■ Task directions: Retype, exactly as they stand, the lines from the start of the data to the line that contains "const annotationText = 'control';", both ends included. Leave the pictures out.

----

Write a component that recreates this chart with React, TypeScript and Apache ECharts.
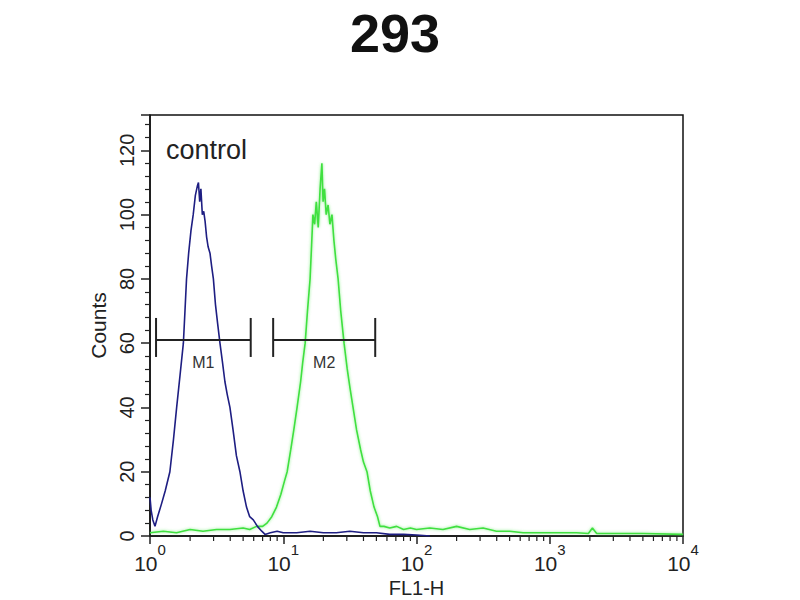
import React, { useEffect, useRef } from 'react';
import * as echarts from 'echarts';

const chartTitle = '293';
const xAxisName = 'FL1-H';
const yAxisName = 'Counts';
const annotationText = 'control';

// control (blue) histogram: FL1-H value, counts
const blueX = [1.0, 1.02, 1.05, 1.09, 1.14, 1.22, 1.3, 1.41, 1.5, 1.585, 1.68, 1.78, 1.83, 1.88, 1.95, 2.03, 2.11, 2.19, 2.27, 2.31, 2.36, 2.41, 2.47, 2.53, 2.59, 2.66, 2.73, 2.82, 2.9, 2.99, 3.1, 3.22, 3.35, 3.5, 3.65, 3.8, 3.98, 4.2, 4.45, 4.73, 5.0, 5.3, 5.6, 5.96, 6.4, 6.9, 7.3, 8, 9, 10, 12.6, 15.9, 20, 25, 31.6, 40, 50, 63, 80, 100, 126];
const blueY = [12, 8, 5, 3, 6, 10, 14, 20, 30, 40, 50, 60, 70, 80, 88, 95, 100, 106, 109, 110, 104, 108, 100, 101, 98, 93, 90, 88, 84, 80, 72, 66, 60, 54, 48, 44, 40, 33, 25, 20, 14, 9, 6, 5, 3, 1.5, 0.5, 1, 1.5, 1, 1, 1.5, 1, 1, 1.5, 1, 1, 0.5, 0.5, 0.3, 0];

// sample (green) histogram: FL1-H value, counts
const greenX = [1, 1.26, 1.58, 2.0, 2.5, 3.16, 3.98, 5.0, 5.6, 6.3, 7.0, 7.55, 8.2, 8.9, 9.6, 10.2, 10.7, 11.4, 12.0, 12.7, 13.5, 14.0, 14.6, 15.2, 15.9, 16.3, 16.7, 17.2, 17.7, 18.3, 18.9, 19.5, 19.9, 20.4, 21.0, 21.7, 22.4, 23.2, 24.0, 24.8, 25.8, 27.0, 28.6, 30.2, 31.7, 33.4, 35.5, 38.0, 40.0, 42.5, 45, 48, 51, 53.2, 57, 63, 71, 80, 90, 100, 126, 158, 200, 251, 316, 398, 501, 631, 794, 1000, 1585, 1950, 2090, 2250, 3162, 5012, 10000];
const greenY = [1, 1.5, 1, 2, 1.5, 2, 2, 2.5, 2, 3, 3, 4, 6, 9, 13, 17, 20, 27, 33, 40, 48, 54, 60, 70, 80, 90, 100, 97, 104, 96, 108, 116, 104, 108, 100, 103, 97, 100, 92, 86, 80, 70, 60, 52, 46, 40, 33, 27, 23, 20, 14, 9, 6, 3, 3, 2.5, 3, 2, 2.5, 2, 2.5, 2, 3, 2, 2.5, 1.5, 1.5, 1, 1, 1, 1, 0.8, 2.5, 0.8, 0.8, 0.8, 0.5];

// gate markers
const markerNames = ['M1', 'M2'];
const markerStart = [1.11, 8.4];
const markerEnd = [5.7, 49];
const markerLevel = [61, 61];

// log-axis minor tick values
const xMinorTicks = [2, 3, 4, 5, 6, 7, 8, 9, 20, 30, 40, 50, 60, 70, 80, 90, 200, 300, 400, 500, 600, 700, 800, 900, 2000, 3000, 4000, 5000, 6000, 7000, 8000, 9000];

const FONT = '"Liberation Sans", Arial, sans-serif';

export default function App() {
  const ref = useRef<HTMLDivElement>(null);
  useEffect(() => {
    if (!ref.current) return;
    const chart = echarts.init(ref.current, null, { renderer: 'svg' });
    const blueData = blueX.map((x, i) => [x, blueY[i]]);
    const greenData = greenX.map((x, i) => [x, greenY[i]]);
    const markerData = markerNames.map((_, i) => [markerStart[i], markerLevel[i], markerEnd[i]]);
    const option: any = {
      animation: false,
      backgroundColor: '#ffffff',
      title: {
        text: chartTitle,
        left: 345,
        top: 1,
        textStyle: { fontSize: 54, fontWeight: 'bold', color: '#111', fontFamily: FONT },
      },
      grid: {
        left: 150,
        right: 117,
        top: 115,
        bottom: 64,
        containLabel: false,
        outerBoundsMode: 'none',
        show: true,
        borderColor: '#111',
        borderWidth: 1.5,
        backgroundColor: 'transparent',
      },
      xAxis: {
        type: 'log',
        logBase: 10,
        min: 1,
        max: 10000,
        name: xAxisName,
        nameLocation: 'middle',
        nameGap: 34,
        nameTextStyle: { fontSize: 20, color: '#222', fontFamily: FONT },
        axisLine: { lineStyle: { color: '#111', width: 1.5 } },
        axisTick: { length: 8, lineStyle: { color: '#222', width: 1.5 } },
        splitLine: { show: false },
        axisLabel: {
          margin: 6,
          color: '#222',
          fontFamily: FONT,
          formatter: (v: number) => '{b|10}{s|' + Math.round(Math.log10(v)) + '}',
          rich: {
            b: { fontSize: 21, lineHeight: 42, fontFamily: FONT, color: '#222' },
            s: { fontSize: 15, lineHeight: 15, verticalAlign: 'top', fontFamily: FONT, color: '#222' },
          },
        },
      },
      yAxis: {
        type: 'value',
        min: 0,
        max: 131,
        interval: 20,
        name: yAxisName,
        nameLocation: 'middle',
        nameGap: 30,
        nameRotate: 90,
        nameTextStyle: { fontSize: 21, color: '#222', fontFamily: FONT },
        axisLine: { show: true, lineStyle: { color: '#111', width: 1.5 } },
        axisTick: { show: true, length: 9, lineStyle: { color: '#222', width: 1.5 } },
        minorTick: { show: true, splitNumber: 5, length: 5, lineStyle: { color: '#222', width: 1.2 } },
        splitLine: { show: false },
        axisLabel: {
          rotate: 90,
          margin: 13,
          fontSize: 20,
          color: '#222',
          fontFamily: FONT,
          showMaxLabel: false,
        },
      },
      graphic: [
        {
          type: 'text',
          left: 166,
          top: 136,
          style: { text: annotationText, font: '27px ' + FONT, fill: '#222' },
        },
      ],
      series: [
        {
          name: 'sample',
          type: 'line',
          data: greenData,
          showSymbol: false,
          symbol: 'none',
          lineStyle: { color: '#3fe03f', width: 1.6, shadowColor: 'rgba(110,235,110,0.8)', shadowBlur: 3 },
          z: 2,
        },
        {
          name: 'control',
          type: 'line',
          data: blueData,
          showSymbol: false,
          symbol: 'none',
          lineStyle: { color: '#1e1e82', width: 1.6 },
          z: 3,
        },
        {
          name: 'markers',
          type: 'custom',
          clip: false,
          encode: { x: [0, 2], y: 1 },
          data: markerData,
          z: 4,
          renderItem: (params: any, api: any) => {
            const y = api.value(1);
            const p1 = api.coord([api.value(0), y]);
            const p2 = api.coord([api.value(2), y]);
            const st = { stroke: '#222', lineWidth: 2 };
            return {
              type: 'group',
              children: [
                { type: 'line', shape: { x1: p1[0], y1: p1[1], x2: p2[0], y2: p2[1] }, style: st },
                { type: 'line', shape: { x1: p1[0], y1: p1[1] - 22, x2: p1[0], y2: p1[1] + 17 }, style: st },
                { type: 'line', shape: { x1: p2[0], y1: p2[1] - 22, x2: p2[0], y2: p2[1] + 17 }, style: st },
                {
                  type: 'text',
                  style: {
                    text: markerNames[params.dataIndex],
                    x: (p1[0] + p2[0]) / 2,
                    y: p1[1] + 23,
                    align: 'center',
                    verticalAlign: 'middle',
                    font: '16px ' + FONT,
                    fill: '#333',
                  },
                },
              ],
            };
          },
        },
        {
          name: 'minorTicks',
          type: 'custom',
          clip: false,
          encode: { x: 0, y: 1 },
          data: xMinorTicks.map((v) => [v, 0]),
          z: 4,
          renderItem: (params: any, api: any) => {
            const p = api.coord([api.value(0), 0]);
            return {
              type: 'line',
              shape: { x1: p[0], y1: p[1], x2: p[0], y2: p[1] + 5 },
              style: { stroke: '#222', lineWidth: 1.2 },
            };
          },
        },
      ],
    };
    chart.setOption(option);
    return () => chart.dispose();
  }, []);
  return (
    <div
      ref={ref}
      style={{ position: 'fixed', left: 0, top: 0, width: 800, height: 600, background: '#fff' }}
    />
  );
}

----

■ Final result:
Write a component that recreates this chart with React, TypeScript and Apache ECharts.
import React, { useEffect, useRef } from 'react';
import * as echarts from 'echarts';

const chartTitle = '293';
const xAxisName = 'FL1-H';
const yAxisName = 'Counts';
const annotationText = 'control';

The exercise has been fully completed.